Please return nothing but the lines between the line holding "Generate a web" and the line holding "g.append('circle').attr('r', d =>", both ends included, without the pictures.

* * *

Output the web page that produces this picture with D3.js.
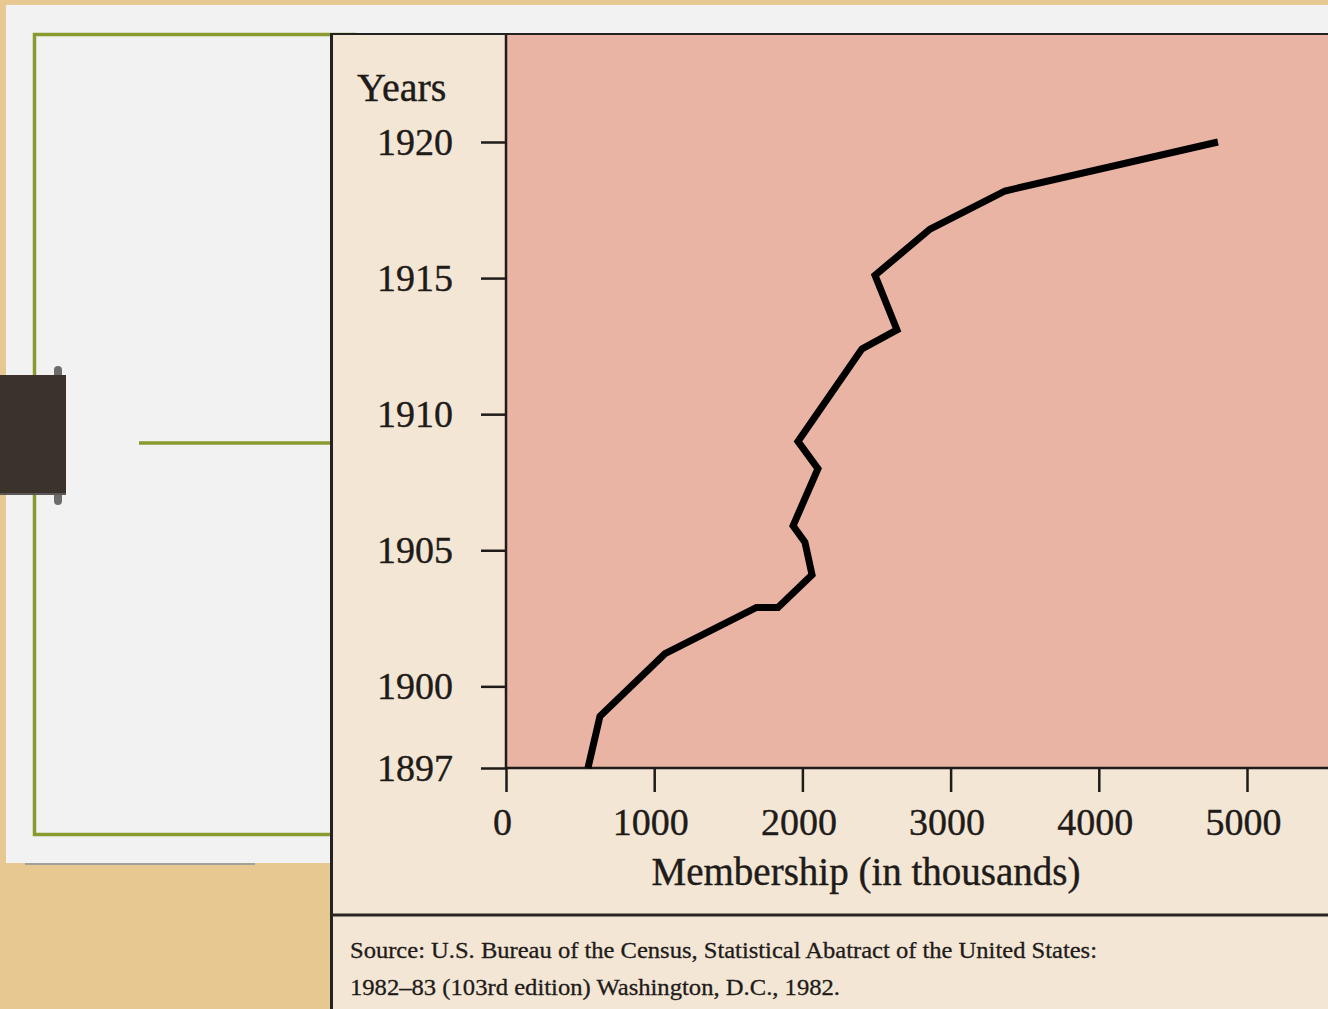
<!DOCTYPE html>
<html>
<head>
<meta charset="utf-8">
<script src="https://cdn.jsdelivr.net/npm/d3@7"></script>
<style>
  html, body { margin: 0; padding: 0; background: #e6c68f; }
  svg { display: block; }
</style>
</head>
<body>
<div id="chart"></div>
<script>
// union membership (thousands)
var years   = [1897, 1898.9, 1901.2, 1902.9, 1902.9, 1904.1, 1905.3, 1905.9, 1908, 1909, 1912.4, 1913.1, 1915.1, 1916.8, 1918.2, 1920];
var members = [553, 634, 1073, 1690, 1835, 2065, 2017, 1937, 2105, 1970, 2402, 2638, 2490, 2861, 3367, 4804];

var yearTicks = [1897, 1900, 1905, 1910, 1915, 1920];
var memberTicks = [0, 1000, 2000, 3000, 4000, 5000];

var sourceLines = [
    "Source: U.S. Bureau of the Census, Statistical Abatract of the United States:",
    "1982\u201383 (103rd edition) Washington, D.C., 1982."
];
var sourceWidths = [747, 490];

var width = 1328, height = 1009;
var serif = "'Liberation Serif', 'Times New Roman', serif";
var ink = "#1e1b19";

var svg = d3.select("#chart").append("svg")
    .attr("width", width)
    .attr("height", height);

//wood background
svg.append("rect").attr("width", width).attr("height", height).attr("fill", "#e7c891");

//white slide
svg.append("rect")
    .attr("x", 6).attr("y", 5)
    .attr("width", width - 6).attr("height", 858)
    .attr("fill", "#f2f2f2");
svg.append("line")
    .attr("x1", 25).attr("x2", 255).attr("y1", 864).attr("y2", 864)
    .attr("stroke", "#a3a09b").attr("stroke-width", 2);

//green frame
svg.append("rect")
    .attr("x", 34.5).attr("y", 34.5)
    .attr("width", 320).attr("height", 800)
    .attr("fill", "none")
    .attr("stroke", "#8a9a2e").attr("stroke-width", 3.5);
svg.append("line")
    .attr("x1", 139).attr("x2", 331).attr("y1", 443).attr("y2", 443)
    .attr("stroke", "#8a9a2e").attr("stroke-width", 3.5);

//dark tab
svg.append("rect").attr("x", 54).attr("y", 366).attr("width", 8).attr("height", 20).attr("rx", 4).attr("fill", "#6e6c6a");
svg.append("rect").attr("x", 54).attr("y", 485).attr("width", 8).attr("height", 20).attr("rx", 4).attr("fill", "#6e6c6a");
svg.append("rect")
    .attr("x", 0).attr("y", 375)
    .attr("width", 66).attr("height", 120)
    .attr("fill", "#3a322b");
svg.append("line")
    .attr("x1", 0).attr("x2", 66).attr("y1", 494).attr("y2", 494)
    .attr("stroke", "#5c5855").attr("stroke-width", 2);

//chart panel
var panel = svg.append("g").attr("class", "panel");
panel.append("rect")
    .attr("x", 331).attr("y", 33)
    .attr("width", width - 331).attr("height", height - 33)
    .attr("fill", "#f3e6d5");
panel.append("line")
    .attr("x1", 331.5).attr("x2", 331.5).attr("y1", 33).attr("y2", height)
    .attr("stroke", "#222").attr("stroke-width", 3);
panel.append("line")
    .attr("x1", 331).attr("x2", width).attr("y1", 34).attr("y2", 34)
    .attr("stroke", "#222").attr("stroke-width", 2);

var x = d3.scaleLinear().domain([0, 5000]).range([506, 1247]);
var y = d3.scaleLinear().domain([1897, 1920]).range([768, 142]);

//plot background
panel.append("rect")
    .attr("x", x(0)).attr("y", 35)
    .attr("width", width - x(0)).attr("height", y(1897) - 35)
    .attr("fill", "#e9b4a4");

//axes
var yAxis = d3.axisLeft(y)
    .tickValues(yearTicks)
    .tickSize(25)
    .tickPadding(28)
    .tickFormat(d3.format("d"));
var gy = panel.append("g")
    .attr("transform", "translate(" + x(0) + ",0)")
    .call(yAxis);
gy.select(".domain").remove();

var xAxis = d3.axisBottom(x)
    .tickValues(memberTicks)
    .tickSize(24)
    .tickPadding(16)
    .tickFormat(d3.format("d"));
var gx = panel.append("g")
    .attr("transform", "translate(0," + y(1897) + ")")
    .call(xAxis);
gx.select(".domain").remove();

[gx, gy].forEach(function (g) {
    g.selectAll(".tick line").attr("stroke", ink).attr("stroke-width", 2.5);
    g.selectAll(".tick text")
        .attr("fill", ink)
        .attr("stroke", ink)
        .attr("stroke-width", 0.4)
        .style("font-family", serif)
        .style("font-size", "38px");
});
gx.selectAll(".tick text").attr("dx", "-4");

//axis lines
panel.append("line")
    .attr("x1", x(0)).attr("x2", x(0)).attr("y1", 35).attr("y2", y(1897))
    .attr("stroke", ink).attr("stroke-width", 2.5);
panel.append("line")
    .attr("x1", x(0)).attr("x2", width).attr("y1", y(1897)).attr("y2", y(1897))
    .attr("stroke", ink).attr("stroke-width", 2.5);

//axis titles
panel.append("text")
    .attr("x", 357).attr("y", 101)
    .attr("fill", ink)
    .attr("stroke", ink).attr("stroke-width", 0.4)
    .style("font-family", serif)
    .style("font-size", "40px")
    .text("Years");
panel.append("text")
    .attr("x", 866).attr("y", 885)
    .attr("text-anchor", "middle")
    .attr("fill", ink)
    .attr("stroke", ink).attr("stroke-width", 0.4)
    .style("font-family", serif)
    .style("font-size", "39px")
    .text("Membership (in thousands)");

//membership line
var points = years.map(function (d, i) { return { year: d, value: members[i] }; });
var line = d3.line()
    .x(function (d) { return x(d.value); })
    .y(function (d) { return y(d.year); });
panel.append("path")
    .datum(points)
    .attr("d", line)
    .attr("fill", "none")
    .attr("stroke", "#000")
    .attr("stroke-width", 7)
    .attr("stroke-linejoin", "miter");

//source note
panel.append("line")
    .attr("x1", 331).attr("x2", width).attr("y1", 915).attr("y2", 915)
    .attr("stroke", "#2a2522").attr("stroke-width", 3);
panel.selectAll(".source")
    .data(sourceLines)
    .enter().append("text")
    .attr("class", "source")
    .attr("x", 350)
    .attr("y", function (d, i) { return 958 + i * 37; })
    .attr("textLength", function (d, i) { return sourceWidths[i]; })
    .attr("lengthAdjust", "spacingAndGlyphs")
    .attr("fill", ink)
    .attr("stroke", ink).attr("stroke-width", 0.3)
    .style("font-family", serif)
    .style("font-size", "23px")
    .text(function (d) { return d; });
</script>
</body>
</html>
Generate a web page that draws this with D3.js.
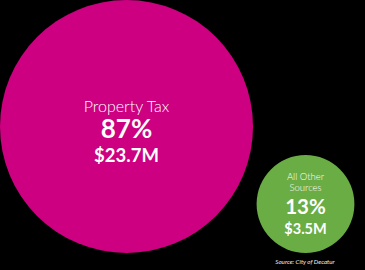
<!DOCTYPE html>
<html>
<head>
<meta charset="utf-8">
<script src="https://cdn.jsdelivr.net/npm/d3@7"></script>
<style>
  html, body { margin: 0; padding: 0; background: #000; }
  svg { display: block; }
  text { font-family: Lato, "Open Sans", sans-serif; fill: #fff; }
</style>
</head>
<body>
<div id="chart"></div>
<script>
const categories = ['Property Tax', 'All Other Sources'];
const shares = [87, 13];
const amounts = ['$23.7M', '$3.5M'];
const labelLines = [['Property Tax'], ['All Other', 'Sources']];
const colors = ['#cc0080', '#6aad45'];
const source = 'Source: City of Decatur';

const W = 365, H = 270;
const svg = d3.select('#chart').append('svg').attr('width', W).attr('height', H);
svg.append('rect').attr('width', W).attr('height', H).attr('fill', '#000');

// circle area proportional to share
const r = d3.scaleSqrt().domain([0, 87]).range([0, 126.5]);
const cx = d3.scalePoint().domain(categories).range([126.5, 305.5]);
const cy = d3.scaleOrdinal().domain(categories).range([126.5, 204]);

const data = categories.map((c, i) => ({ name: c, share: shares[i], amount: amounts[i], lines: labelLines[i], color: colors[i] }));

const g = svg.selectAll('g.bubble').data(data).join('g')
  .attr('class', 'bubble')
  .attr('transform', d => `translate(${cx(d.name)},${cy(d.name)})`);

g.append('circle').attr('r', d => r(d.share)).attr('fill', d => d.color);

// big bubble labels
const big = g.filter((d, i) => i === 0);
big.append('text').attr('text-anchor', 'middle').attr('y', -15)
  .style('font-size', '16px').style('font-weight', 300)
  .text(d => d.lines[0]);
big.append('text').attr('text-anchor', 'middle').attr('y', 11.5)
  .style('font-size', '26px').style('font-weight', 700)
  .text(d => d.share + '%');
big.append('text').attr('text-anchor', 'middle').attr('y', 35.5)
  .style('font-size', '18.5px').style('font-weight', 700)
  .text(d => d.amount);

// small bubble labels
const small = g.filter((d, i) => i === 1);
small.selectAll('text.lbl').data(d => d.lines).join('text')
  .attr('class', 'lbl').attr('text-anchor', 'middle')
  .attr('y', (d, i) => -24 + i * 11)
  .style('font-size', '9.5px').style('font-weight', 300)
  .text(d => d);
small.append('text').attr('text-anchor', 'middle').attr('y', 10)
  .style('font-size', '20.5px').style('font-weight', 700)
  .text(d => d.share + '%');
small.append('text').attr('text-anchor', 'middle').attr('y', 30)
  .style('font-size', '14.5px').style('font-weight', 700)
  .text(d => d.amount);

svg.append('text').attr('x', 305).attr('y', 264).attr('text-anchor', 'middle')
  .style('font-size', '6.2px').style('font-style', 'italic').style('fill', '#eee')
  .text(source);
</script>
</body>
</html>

* * *

▶ [Exercise answer]:
Generate a web page that draws this with D3.js.
<!DOCTYPE html>
<html>
<head>
<meta charset="utf-8">
<script src="https://cdn.jsdelivr.net/npm/d3@7"></script>
<style>
  html, body { margin: 0; padding: 0; background: #000; }
  svg { display: block; }
  text { font-family: Lato, "Open Sans", sans-serif; fill: #fff; }
</style>
</head>
<body>
<div id="chart"></div>
<script>
const categories = ['Property Tax', 'All Other Sources'];
const shares = [87, 13];
const amounts = ['$23.7M', '$3.5M'];
const labelLines = [['Property Tax'], ['All Other', 'Sources']];
const colors = ['#cc0080', '#6aad45'];
const source = 'Source: City of Decatur';

const W = 365, H = 270;
const svg = d3.select('#chart').append('svg').attr('width', W).attr('height', H);
svg.append('rect').attr('width', W).attr('height', H).attr('fill', '#000');

// circle area proportional to share
const r = d3.scaleSqrt().domain([0, 87]).range([0, 126.5]);
const cx = d3.scalePoint().domain(categories).range([126.5, 305.5]);
const cy = d3.scaleOrdinal().domain(categories).range([126.5, 204]);

const data = categories.map((c, i) => ({ name: c, share: shares[i], amount: amounts[i], lines: labelLines[i], color: colors[i] }));

const g = svg.selectAll('g.bubble').data(data).join('g')
  .attr('class', 'bubble')
  .attr('transform', d => `translate(${cx(d.name)},${cy(d.name)})`);

g.append('circle').attr('r', d => r(d.share)).attr('fill', d => d.color);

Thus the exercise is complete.